Pour sa part, Pascale Robert-Diard, journaliste au Monde revient sur son blog sur l’embarras des avocats de la défense : « Il suffisait de regarder les visages sombres des avocats de la défense des prévenus pour prendre la mesure de la gêne grandissante qui a saisi la salle à l’écoute (…)des deux procureurs chargés de requérir une relaxe générale. (…) Contre une plaidoirie laborieuse, reprenant aussi docilement les consignes reçues de leur hiérarchie d’abandonner toutes les charges,  le malaise l’emportait. » Alors que les procureurs refusent toute idée d’un « système frauduleux,  la journaliste en vient là se demander « pourquoi Jacques Chirac et l’UMP ont jugé nécessaire de rembourser au centime la Ville de Paris de son préjudice financier évalué à plus de deux millions d’euros. »

Bien que le procureur général près de la Cour de cassation Jean-Claude Marin s’en défende – il récuse toute idée de réquisitions « téléguidées » –, ce réquisitoire laisse chez les trois journalistes la même impression, celle d’une justice aux ordres. Le Monde parle ainsi de « consignes reçues de leur hiérarchie ». Pour le Figaro, « les deux vice-procureurs requièrent la relaxe, comme ils en ont reçu l’ordre. »

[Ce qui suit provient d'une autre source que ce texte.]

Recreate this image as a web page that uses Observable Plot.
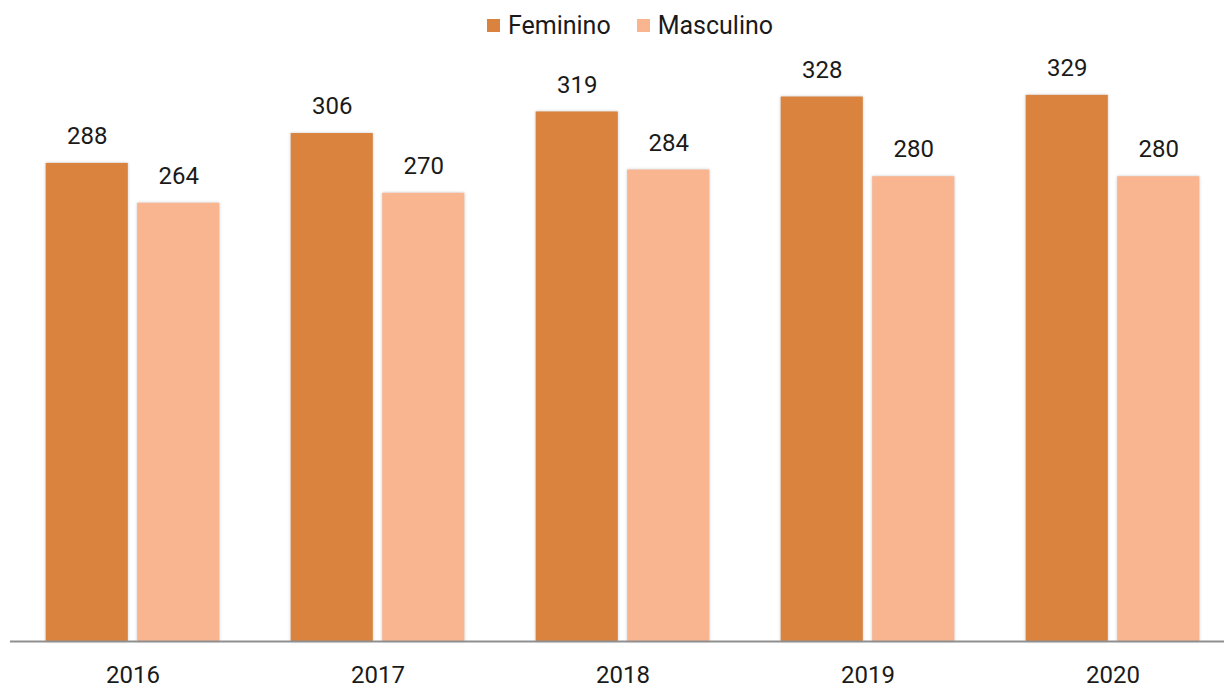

Un nouvel exemple qui s’ajoute à une longue liste et qui montre l’importance de notre proposition sur l’indépendance de la justice.

Révélations Bourgi : la lumière doit être faite et le chef de l’Etat s’expliquer

Par SHERPA et Transparence International France

Suite aux révélations de Robert Bourgi1, William Bourdon, avocat de TI France et président de l’association Sherpa, a demandé aux juges Grouman et Le Loire qui sont en charge de l’instruction de l’affaire dite des « biens mal acquis » de bien vouloir procéder à son audition. Les trois chefs d’Etat visés dans cette affaire font en effet parti des six qui auraient, selon M. Bourgi, financé les campagnes électorales de Jacques Chirac et d’autres hommes politiques français.

Il est très probable que  le témoignage de M. Bourgi permette d’éclairer les magistrats instructeurs quant aux conditions dans lesquelles les trois chefs d’Etat visés par la plainte de TI France ont fait l’acquisition en France d’un certain nombre de biens mobiliers et immobiliers dont l’ampleur exclut qu’ils soient le produit de leurs seuls salaires et émoluments personnels. En tout état de cause, si les allégations de M. Bourgi venaient à être confirmées, on comprendrait mieux pourquoi le Parquet a fait preuve de tant d’obstination pour tenter, en vain, de classer l’affaire des biens mal acquis.

M. Bourgi disant par ailleurs avoir informé Nicolas Sarkozy dès 2005 des informations qu’il vient de livrer à la presse, l’Elysée devrait sans attendre confirmer si cette conversation a oui ou non bien eu lieu. Si tel était le cas, on comprendrait alors mal pourquoi le chef de l’Etat, alors Ministre de l’Intérieur, n’a pas informé la justice ainsi que l’article 40 du code de procédure pénale l’y obligeait. On comprendrait encore moins comment il a pu par la suite honorer de la plus haute distinction de la République2, un homme lui avait confessé avoir été pendant des années un maillon essentiel de la Françafrique et du contournement des lois sur le financement de la vie politique.

1 Révélation parues dans le Journal Du Dimanche du 11.09.11 relatives au financement occulte de campagnes électorales de Jacques Chirac par plusieurs chefs d’Etats africains.
2 En septembre 2007, Nicolas Sarkozy lui a remis les insignes de chevalier de l’Ordre national de la légion d’honneur.